# What the exercise asks
Leaving out the pictures, retype the lines from the beginning of the listing through the line containing "(isX ? Plot.vectorX".

# Dataset content
•••••
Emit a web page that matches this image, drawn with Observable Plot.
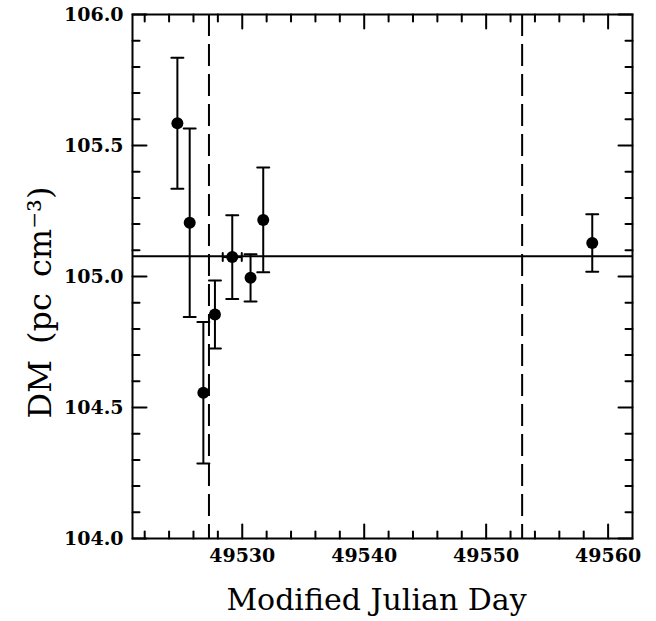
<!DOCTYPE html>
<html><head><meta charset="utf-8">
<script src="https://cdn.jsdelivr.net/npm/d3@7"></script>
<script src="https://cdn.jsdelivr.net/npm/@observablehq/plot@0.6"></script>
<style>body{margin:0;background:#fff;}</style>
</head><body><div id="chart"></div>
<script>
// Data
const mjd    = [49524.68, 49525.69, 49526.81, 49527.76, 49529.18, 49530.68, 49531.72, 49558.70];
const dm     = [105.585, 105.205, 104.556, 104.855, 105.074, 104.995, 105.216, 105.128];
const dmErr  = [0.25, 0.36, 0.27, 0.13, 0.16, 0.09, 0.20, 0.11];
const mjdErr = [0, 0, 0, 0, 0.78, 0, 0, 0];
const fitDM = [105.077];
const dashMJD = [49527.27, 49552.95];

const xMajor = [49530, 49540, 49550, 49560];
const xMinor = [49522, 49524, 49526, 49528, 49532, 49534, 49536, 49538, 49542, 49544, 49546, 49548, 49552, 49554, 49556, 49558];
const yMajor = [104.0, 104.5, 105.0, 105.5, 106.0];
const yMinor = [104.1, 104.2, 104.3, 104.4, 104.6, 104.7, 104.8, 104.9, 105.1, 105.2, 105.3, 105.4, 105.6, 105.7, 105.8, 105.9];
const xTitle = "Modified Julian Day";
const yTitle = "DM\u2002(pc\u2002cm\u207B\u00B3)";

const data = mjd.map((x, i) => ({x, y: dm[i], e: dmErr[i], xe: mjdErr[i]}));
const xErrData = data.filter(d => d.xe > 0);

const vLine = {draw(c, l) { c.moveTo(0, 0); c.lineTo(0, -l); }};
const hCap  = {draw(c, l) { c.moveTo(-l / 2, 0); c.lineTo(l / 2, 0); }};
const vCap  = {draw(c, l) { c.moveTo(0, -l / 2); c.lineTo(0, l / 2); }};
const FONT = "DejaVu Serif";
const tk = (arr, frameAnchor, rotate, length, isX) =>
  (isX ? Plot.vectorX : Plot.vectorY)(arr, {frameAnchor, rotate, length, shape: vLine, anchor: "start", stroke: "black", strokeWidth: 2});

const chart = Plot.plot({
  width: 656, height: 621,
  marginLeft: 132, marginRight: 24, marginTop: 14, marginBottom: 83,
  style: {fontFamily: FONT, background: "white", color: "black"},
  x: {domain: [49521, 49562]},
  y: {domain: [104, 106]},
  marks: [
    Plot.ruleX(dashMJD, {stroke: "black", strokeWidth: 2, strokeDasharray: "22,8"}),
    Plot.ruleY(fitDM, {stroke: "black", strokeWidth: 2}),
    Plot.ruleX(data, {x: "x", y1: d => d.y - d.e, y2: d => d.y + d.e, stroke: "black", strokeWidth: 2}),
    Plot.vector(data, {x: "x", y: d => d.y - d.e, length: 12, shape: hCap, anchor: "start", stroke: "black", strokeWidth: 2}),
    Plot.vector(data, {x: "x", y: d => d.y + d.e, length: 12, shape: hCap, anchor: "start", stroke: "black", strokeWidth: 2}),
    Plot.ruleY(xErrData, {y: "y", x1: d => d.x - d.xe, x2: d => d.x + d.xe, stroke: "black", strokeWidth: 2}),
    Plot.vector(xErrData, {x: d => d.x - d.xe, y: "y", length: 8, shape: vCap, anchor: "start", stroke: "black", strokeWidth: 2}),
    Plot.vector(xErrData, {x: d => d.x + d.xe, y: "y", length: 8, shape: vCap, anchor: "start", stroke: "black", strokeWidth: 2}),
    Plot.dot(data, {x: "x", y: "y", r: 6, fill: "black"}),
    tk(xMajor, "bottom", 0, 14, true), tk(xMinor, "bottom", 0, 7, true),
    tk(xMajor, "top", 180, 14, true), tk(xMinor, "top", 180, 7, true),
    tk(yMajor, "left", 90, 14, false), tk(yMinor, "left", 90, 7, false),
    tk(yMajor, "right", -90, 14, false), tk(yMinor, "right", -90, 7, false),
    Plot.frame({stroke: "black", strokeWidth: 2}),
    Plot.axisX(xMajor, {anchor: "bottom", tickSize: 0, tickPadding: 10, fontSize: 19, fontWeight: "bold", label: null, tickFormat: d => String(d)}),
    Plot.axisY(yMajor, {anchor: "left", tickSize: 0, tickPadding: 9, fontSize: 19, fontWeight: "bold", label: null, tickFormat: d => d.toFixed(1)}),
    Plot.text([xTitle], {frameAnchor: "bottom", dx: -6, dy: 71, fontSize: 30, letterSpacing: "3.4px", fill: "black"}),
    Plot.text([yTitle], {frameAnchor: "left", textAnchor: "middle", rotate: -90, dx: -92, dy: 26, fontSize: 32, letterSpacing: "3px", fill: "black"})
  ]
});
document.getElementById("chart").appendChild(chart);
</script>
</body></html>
•••••
# Answer for this exercise
Emit a web page that matches this image, drawn with Observable Plot.
<!DOCTYPE html>
<html><head><meta charset="utf-8">
<script src="https://cdn.jsdelivr.net/npm/d3@7"></script>
<script src="https://cdn.jsdelivr.net/npm/@observablehq/plot@0.6"></script>
<style>body{margin:0;background:#fff;}</style>
</head><body><div id="chart"></div>
<script>
// Data
const mjd    = [49524.68, 49525.69, 49526.81, 49527.76, 49529.18, 49530.68, 49531.72, 49558.70];
const dm     = [105.585, 105.205, 104.556, 104.855, 105.074, 104.995, 105.216, 105.128];
const dmErr  = [0.25, 0.36, 0.27, 0.13, 0.16, 0.09, 0.20, 0.11];
const mjdErr = [0, 0, 0, 0, 0.78, 0, 0, 0];
const fitDM = [105.077];
const dashMJD = [49527.27, 49552.95];

const xMajor = [49530, 49540, 49550, 49560];
const xMinor = [49522, 49524, 49526, 49528, 49532, 49534, 49536, 49538, 49542, 49544, 49546, 49548, 49552, 49554, 49556, 49558];
const yMajor = [104.0, 104.5, 105.0, 105.5, 106.0];
const yMinor = [104.1, 104.2, 104.3, 104.4, 104.6, 104.7, 104.8, 104.9, 105.1, 105.2, 105.3, 105.4, 105.6, 105.7, 105.8, 105.9];
const xTitle = "Modified Julian Day";
const yTitle = "DM\u2002(pc\u2002cm\u207B\u00B3)";

const data = mjd.map((x, i) => ({x, y: dm[i], e: dmErr[i], xe: mjdErr[i]}));
const xErrData = data.filter(d => d.xe > 0);

const vLine = {draw(c, l) { c.moveTo(0, 0); c.lineTo(0, -l); }};
const hCap  = {draw(c, l) { c.moveTo(-l / 2, 0); c.lineTo(l / 2, 0); }};
const vCap  = {draw(c, l) { c.moveTo(0, -l / 2); c.lineTo(0, l / 2); }};
const FONT = "DejaVu Serif";
const tk = (arr, frameAnchor, rotate, length, isX) =>
  (isX ? Plot.vectorX : Plot.vectorY)(arr, {frameAnchor, rotate, length, shape: vLine, anchor: "start", stroke: "black", strokeWidth: 2});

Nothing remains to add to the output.